A história desses países é, no entanto, uma crítica ao nacionalismo árabe. Na sua continuidade e na sua unidade, cada civilização vem do que a precedeu e se enriquece com o que havia antes: aramaico e árabe são duas línguas irmãs. As contribuições são recíprocas e é lamentável notar que os ideólogos do nacionalismo árabe não integraram o cristianismo oriental e os eventos civilizatórios anteriores ao século 7 nas suas análises e em seu projeto político.
Como manter a diversidade cultural incorporada pelos cristãos orientais nesses países?
Há muitos obstáculos a superar. É uma questão de reconhecer o ser cristão oriental na sua existência e na sua essência da mesma forma e em pé de igualdade com o ser árabe-muçulmano. Isso conferiria legitimidade ao cristianismo oriental e profundidade histórica. Paralelamente, também apaziguaria os cristãos orientais que poderiam então dizer: “Este país é meu país”. Mais uma vez, não são os missionários ocidentais que vieram nos converter; os cristãos estão aqui há 2000 anos e são do Oriente. É uma característica que nos distingue do cristianismo ocidental. O cristianismo oriental, como o islamismo – a cultura árabe-muçulmana – são dois componentes religiosos e culturais fundamentais desses países. Reconhecer e integrar os cristãos orientais em igualdade com os árabes-muçulmanos – por inclusão nas constituições desses países, por exemplo – seria um grande passo para resolver o problema. A síntese do cristianismo oriental e do islamismo poderia produzir um ser oriental profundamente enraizado ligado ao seu país, independentemente da sua religião.
Mais pessoalmente, qual a sua visão da situação na Síria?

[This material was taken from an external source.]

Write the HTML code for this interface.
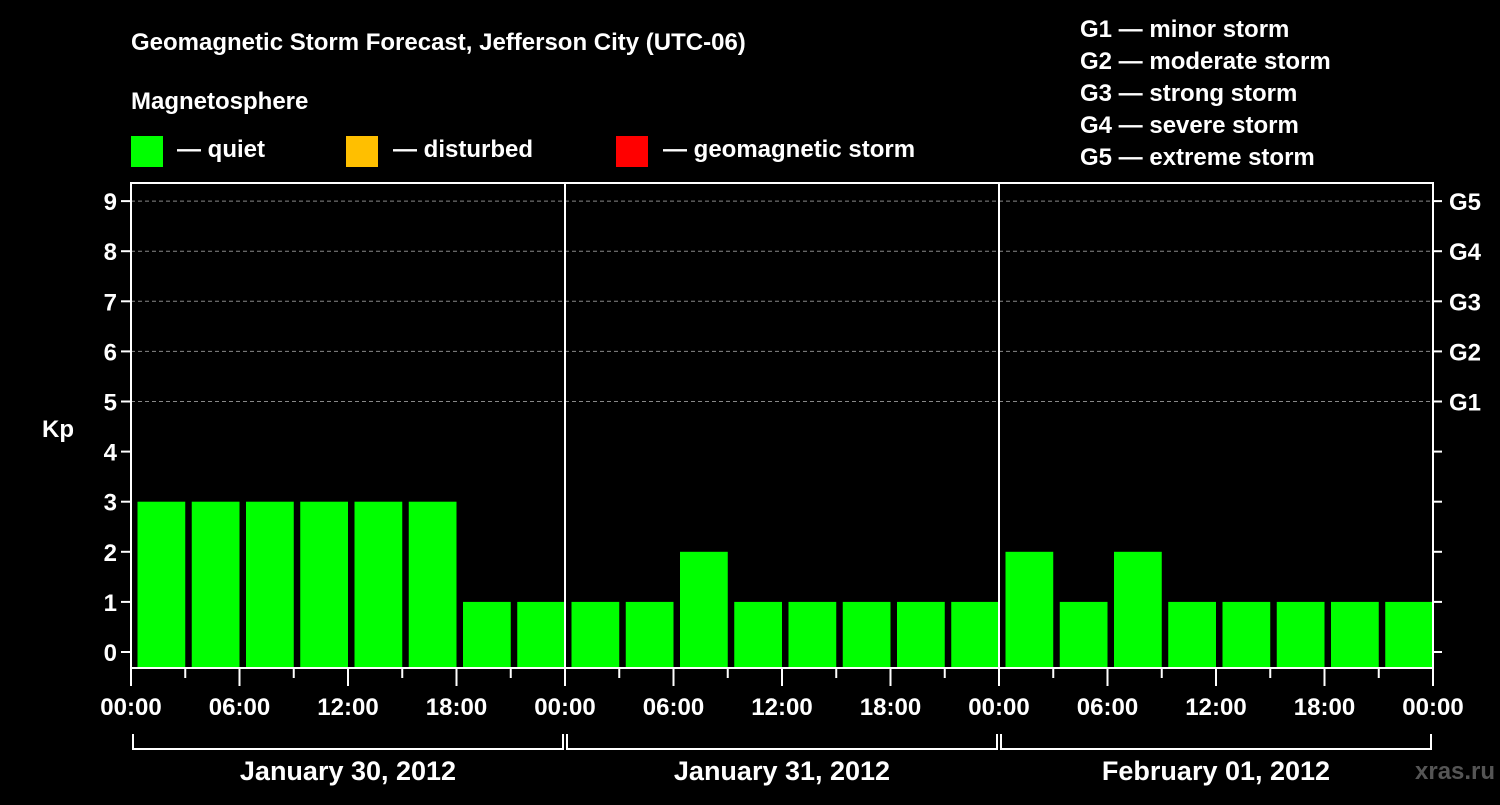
<!DOCTYPE html>
<html><head><meta charset="utf-8">
<style>
body{margin:0;background:#000;width:1500px;height:800px;overflow:hidden}
svg text{font-family:"Liberation Sans",sans-serif;font-weight:bold;fill:#fff}
</style></head>
<body>
<svg id="c" width="1500" height="800" xmlns="http://www.w3.org/2000/svg">
<rect width="1500" height="800" fill="#000"/>
<text x="131" y="50" font-size="24">Geomagnetic Storm Forecast, Jefferson City (UTC-06)</text>
<text x="131" y="109" font-size="24">Magnetosphere</text>
<rect x="131" y="136" width="32" height="31" fill="#00ff00"/>
<text x="177" y="157" font-size="24">— quiet</text>
<rect x="346" y="136" width="32" height="31" fill="#ffbf00"/>
<text x="393" y="157" font-size="24">— disturbed</text>
<rect x="616" y="136" width="32" height="31" fill="#ff0000"/>
<text x="663" y="157" font-size="24">— geomagnetic storm</text>
<g font-size="24">
<text x="1080" y="37">G1 — minor storm</text>
<text x="1080" y="69">G2 — moderate storm</text>
<text x="1080" y="101">G3 — strong storm</text>
<text x="1080" y="133">G4 — severe storm</text>
<text x="1080" y="165">G5 — extreme storm</text>
</g>
<text x="42" y="437" font-size="24">Kp</text>
<text x="1415" y="779" font-size="24" fill="#555" style="fill:#555">xras.ru</text>
<g id="plot"></g>
</svg>
<script>
const values=[3,3,3,3,3,3,1,1, 1,1,2,1,1,1,1,1, 2,1,2,1,1,1,1,1];
const dayLabels=["January 30, 2012","January 31, 2012","February 01, 2012"];
const hourLabels=["00:00","06:00","12:00","18:00"];
const yTicks=[0,1,2,3,4,5,6,7,8,9];
const gLabels=["G1","G2","G3","G4","G5"];
const X0=131,X1=1433,Y0=652,YU=50.1,TOP=183,BOT=668;
const slot=(X1-X0)/values.length;
const y=v=>Y0-v*YU;
const x=i=>X0+i*slot;
const NS="http://www.w3.org/2000/svg";
const g=document.getElementById('plot');
function mk(t,a){const e=document.createElementNS(NS,t);for(const k in a)e.setAttribute(k,a[k]);g.appendChild(e);return e;}
function color(v){return v<4?'#00ff00':(v<5?'#ffbf00':'#ff0000');}
// grid
yTicks.forEach(v=>{
 if(v>=5){const l=mk('line',{x1:X0,x2:X1,y1:y(v),y2:y(v),stroke:'#888','stroke-dasharray':'4,3','stroke-width':1});
 
 }
});
values.forEach((v,i)=>{
 const r=mk('rect',{x:x(i)+6.5,y:y(v),width:slot-6.5,height:BOT-y(v),fill:color(v)});
 
 
});
// frame
const fr=mk('rect',{x:X0,y:TOP,width:X1-X0,height:BOT-TOP,fill:'none',stroke:'#fff','stroke-width':2});


const dw=(X1-X0)/dayLabels.length;
for(let d=1;d<dayLabels.length;d++){
 const l=mk('line',{x1:X0+d*dw,x2:X0+d*dw,y1:TOP,y2:BOT,stroke:'#fff','stroke-width':2});
 
 
}
yTicks.forEach(v=>{
 const t=mk('line',{x1:X0-10,x2:X0,y1:y(v),y2:y(v),stroke:'#fff','stroke-width':2});
 
 
 const t2=mk('line',{x1:X1,x2:X1+9,y1:y(v),y2:y(v),stroke:'#fff','stroke-width':2});
 
 
 const tx=mk('text',{x:X0-14,y:y(v)+9,'font-size':24,'text-anchor':'end'});
 tx.textContent=v;
 
 
 if(v>=5){const gt=mk('text',{x:X1+16,y:y(v)+9,'font-size':24});
 gt.textContent=gLabels[v-5];
 
 }
});
for(let i=0;i<=values.length;i++){
 const major=i%2===0;
 const t=mk('line',{x1:x(i),x2:x(i),y1:BOT,y2:BOT+(major?18:10),stroke:'#fff','stroke-width':2});
 
 
 if(major){const tx=mk('text',{x:x(i),y:BOT+47,'font-size':24,'text-anchor':'middle'});
 tx.textContent=hourLabels[(i/2)%4];
 
 }
}
dayLabels.forEach((lab,d)=>{
 const a=X0+d*dw,b=a+dw;
 const p=mk('path',{d:`M${a+2} 734 V749 H${b-2} V734`,fill:'none',stroke:'#fff','stroke-width':2});
 
 
 const tx=mk('text',{x:a+dw/2,y:780,'font-size':27,'text-anchor':'middle'});
 tx.textContent=lab;
 
 
});
</script>
</body></html>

Como o profeta Jeremias lamentou, eu lamento pelo país onde passei minha infância. Este mosaico permanece na minha memória e continua a ser uma fonte de riqueza, mas continuo me perguntando: “Como acabamos aqui?”. A Síria sofreu de instabilidade crônica e ficou presa em um nacionalismo árabe que acreditava ser vitorioso, em detrimento de suas minorias. Não geriu sua diversidade porque não sabia como ver sua história: como uma terra de alta cultura e múltiplas civilizações.